Na tua opinião, que passos devem ser dados no sentido de inverter rapidamente este ciclo de apagamento das artes performativas em Gaia?
Com a dinâmica da atividade cultural do Porto, tornou-se ainda mais visível a diferença entre o antes e o depois. Mas podemos ser criativos e diferenciadores. Podemos criar sinergias ou mesmo projetos de raiz com interesse. Temos no concelho bons profissionais, quer sejam programadores, técnicos ou agentes culturais. Cabe a todos nós sermos agentes culturais em prol da cidadania. Não podemos ficar à espera apenas de um estado social, nem seria honesto da nossa parte, como artistas e criativos, ficar inertes. Não estou com isto a desresponsabilizar o Estado no dever de educar e culturalizar os seus cidadãos. Juntos podemos fazer a diferença. Seremos um alvo fácil de decadência cognitiva se não mudarmos as nossas atitudes. Sem dúvida seremos responsabilizados pelo futuro, já incerto, das nossas crianças e jovens (por consequência, os futuros adultos), se não tomarmos uma atitude construtiva. Podemos projetar pequenas grandes mudanças. Promover e criar projetos educativos com programação regular e descentralizada. [a saber:] A realização de um programa que signifique campo de experimentação. A ocupação de um espaço que possa promover a diversidade cultural e uma abordagem plural. Um espaço para a participação das pessoas, nomeadamente as crianças. Um espaço de mediação e construção partilhada de saberes e experiências, mediação que vai para além da transmissão e que promove a construção de conhecimentos. Um espaço de relevância infantil. Um espaço dinamizador, que possa dar lugar a experiências significativas. Um espaço para incluir projetos de proximidade, programar com as crianças, jovens e adultos, e estabelecer pontes com os públicos dos 0 aos 99 anos. Um espaço para brincar… o espaço onde começa todo o jogo dramático: A Imaginação.
Podemos concluir que o aumento da oferta artística em Gaia passa por uma partilha solidária de responsabilidades entre a autarquia, a escola e os agentes culturais?
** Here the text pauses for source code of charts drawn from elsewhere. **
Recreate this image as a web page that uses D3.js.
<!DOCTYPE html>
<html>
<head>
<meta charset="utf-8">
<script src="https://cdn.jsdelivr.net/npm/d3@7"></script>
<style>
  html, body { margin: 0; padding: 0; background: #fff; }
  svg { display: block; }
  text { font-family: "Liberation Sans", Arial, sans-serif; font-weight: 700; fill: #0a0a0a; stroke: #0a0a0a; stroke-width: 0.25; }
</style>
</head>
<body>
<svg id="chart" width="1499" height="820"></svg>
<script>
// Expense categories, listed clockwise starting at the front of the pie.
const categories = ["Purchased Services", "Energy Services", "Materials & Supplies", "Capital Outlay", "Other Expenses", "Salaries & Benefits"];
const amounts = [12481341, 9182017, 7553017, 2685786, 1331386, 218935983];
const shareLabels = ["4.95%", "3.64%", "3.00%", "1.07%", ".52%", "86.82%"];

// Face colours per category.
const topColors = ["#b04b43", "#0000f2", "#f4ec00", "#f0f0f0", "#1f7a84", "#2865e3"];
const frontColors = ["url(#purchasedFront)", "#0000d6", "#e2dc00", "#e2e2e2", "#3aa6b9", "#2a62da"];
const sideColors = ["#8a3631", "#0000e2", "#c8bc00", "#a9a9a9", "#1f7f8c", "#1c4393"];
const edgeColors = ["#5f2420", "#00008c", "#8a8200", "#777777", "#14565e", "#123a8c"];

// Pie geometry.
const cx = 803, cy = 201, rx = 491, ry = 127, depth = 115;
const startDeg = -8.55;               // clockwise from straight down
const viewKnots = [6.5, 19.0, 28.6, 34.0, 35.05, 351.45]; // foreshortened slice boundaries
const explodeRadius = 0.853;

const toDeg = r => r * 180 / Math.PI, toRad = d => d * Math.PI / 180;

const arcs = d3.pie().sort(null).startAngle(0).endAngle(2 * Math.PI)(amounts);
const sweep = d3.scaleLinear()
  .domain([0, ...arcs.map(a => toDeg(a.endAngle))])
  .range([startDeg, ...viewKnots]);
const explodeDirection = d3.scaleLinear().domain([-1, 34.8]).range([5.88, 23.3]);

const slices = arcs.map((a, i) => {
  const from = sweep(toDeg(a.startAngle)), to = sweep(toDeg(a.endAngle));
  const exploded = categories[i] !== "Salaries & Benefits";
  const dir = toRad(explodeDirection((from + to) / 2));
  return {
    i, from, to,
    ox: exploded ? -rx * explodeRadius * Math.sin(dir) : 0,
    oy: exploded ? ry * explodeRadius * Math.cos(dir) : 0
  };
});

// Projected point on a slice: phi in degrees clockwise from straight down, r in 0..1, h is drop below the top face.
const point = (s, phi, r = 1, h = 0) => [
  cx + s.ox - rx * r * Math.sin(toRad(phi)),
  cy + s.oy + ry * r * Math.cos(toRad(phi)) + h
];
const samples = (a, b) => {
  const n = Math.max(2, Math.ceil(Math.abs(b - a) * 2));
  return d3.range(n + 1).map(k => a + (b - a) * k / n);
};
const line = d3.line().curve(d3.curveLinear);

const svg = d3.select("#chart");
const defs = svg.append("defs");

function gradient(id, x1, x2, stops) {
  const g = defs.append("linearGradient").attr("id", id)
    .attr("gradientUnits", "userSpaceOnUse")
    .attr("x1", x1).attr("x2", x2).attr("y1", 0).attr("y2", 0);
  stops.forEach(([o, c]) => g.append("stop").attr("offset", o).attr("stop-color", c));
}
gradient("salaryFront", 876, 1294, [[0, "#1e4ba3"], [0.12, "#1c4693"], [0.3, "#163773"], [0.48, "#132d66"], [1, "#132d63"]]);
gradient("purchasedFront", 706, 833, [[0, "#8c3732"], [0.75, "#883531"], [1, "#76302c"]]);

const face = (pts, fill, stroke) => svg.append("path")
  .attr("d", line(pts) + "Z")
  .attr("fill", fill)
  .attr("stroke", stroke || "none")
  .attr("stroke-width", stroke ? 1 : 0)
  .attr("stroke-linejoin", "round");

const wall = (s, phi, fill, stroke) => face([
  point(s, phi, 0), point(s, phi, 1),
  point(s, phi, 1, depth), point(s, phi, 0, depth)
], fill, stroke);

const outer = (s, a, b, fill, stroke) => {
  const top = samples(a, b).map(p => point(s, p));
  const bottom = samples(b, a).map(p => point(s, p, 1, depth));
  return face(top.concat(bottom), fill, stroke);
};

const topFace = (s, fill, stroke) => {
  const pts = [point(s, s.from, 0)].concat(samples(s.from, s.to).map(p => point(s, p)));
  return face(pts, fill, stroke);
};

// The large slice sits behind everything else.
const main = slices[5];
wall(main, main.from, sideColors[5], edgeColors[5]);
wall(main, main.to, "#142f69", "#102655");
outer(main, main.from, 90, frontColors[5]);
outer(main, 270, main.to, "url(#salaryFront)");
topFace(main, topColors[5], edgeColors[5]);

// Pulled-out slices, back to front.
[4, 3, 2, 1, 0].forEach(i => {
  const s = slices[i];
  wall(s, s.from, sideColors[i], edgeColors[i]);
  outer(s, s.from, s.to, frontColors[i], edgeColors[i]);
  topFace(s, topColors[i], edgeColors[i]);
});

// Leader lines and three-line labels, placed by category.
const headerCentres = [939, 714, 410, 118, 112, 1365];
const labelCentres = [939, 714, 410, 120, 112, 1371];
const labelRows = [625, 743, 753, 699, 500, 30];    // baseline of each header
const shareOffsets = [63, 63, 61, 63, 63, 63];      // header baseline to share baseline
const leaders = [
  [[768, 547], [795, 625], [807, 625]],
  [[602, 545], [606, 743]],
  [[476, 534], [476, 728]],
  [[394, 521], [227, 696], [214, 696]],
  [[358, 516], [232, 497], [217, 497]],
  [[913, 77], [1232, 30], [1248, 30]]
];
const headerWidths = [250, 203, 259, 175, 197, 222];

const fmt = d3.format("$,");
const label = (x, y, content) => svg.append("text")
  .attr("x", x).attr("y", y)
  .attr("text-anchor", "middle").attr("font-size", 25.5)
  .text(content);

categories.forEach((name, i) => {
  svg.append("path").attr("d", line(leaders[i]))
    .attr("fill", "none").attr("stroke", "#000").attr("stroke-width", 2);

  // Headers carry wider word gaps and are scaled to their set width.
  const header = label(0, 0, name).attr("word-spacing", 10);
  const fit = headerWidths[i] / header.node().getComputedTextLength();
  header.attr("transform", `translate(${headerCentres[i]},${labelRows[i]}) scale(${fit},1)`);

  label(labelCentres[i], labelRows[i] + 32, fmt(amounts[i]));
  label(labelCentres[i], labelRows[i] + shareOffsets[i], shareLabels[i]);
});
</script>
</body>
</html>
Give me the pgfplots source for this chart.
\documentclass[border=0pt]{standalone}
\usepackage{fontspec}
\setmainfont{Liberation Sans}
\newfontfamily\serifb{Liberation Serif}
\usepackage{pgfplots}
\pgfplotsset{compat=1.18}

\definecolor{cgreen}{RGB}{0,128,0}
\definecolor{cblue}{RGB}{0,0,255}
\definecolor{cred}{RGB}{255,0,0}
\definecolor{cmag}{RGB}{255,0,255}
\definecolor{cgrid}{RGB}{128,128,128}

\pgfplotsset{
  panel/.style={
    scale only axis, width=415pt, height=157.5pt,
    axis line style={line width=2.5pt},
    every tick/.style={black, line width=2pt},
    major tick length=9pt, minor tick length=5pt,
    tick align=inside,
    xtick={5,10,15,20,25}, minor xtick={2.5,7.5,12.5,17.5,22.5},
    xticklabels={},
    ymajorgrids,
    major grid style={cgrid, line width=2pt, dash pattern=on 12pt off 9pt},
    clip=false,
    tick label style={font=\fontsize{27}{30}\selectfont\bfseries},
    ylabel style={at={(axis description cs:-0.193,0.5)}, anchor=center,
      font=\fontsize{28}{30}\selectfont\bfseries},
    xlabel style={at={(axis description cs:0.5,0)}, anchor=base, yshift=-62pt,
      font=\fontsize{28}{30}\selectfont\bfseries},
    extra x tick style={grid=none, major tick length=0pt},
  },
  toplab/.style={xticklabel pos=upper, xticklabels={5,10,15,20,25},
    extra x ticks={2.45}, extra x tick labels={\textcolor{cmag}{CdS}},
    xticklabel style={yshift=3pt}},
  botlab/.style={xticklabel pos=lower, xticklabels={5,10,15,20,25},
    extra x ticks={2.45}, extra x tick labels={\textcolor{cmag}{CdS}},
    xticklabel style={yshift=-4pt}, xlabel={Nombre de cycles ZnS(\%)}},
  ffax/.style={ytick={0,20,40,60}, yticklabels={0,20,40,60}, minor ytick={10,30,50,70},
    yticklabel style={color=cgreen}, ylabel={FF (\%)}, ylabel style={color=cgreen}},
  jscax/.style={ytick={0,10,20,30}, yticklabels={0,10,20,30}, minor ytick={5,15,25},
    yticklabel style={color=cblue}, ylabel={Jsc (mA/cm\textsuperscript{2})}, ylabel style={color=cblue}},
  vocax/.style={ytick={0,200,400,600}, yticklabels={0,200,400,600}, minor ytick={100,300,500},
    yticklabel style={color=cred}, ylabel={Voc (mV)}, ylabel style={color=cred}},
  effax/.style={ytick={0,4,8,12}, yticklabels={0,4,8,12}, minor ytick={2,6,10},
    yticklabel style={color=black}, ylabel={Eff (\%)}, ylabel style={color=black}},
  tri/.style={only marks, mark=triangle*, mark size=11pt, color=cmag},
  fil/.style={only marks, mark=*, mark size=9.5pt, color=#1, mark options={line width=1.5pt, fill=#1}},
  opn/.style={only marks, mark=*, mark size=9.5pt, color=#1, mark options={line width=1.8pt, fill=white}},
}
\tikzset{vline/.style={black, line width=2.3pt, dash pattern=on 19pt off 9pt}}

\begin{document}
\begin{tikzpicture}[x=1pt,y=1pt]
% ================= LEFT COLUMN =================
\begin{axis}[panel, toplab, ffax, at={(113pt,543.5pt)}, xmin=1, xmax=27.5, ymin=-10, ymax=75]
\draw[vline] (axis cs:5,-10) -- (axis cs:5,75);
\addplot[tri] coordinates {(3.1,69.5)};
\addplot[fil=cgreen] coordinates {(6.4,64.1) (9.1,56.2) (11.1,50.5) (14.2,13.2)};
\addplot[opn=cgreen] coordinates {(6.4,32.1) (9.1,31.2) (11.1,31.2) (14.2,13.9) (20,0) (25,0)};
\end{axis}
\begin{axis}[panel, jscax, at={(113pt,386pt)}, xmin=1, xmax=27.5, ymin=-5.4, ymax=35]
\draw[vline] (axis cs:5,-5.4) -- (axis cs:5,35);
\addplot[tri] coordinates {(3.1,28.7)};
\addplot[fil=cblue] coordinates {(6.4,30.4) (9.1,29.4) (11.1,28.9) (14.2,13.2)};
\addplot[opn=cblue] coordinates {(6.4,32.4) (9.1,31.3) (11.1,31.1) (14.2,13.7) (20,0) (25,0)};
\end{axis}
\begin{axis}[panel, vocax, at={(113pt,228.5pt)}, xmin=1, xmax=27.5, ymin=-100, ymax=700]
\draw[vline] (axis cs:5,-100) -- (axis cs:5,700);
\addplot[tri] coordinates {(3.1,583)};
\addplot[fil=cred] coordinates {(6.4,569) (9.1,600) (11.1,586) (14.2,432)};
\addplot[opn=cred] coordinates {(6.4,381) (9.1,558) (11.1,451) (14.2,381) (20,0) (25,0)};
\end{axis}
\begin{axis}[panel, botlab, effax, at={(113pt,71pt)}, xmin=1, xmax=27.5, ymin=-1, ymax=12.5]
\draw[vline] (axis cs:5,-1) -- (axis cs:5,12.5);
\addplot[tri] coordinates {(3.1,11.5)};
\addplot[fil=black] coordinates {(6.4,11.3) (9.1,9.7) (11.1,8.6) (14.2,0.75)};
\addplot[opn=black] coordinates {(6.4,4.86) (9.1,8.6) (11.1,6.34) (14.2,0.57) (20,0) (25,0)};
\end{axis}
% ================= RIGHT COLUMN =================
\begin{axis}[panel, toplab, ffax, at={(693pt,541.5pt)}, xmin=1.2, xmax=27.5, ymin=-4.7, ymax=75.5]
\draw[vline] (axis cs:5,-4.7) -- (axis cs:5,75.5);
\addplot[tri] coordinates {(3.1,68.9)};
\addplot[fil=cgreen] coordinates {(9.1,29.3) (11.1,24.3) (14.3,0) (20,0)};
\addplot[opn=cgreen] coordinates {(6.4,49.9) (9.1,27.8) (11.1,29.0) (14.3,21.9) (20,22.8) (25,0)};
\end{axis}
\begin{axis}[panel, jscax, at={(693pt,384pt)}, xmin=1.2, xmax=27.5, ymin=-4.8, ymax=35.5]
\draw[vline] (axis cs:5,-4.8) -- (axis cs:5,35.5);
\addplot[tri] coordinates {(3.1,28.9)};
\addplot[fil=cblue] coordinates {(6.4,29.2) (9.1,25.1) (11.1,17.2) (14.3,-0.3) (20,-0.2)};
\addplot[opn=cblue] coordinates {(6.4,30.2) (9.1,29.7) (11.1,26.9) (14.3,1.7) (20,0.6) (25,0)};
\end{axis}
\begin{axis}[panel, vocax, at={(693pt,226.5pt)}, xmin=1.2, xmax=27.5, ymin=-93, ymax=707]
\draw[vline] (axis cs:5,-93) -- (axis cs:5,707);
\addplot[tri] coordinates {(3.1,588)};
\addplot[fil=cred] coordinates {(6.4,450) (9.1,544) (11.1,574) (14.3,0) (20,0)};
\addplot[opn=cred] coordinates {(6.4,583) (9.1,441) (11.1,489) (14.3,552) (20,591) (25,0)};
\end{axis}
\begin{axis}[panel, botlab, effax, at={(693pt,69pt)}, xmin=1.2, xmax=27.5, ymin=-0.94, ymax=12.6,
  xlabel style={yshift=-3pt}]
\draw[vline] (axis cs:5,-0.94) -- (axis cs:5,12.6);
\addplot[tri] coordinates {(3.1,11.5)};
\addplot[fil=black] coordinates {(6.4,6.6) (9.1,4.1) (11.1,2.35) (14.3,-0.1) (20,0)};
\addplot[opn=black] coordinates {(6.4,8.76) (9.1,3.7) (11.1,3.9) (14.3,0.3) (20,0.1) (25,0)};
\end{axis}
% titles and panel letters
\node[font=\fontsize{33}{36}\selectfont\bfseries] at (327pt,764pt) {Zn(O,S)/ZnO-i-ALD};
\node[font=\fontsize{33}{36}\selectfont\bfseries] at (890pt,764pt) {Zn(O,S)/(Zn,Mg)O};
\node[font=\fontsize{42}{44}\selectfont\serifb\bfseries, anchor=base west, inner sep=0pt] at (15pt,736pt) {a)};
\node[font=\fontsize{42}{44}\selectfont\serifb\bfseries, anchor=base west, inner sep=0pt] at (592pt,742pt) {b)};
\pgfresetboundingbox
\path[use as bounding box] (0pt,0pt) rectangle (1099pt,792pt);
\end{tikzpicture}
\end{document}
Sem dúvida! Só de uma forma partilhada conseguiremos ultrapassar obstáculos. As artes em geral já demonstraram em muitas outras situações que em tempos de crise seremos sempre o olhar de esperança, o sonho, uma das melhores maneiras de perspetivar o futuro. E o futuro é hoje!
Ultimamente tens andado por Ovar, Esmoriz, Sever do Vouga, Cortegaça, Santa Maria da Feira, Matosinhos, Maia, Bissau… Quando voltas novamente a Gaia?
Sim, tenho andado pelo país e pelo mundo… mas com o fecho da Cerâmica de Valadares, onde tínhamos um espaço de trabalho, tudo se tornou mais difícil, tivemos de rumar para outras paragens. Mas estou mesmo aqui ao lado, e caso haja interesse, terei todo o gosto em voltar a partilhar e apresentar um projeto em parceria com outras entidades e estruturas de Vila Nova de Gaia. Um projeto profissional que possa ser de continuidade, caso contrário andamos com avanços e recuos, e o trabalho com crianças não pode, nem deve, ter essa irregularidade. Terá de ser uma aposta forte com uma programação regular e um serviço educativo de continuidade, para um processo de mediação e aproximação e fidelização de públicos, infantil, escolar, e familiar. Um projeto que possa ser de interesse e crescimento cultural, social e económico, cujo desafio estará em constante atualização.